In the moments before the second impact, everyone in the 78th floor sky lobby was poised between going up or down. Kelly Reyher, who worked on the 100th floor at Aon Corporation, stepped into a local elevator headed up. He wanted to get his Palm Pilot, figuring it might be a while before he could return to his office. Judy Wein and Gigi Singer, also both of Aon, debated whether to go back and get their pocketbooks from their 103rd floor office. But Howard L. Kestenbaum, their colleague, told them to forget about it. He would give them carfare home.
As some office workers spoke nervously of the loved ones they were rushing to rejoin, there was even a bit of humor.
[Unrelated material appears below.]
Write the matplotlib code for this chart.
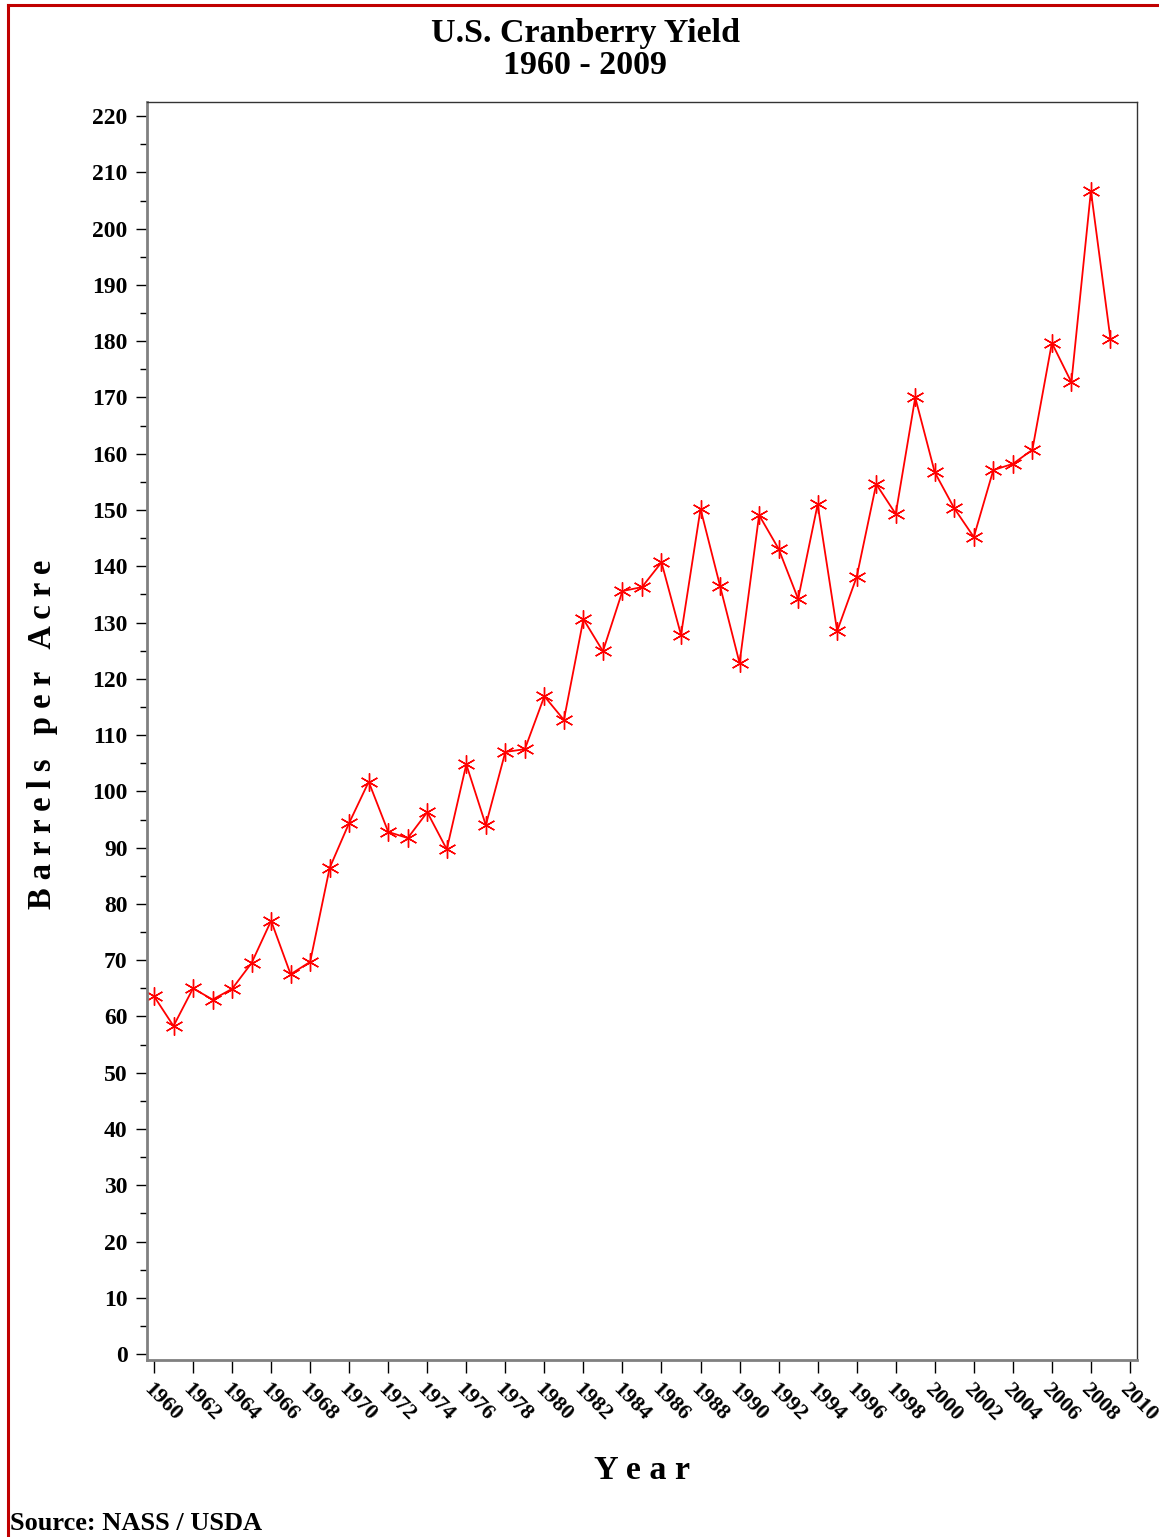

"I have a horse and two cats," Karen E. Hagerty, 34, joked, as she was squeezed out of an elevator spot.
At the instant of impact, a busy lobby of people - witness estimates range from 50 to 200 - was struck silent, dark, all but lifeless. For a few, survival came from having leaned into an alcove. Death could come from having stepped back from a crowded elevator door.
As Ms. Wein came to, she had her own battered body to deal with: her right arm was broken, three ribs were cracked and her right lung had been punctured. In other words, she was lucky. All around her were people with horrific injuries, dead or close to it. Ms. Wein yelled out for her boss, Mr. Kestenbaum. When she found him, she said, he was expressionless, motionless, silent. Ms. Hagerty, who had joked about the cats at home, showed no signs of life when a colleague, Ed Nicholls, saw her. And Richard Gabrielle, another Aon colleague, was pinned to the ground, his legs apparently broken by marble that had fallen on them.
Ms. Wein tried to move the stone. Mr. Gabrielle cried out from pain, she said, and told her to stop.
Gradually, those who could move, did. Ms. Wein found Vijayashanker Paramsothy and Ms. Singer, neither of whom had life-threatening injuries. Kelly Reyher, who had been on his way to get his Palm Pilot, managed to pry open the elevator doors with his arms and his briefcase. He crawled out of the burning car and found Donna Spira 50 feet away. Her arm fractured, her hair burned, Mrs. Spira could still walk.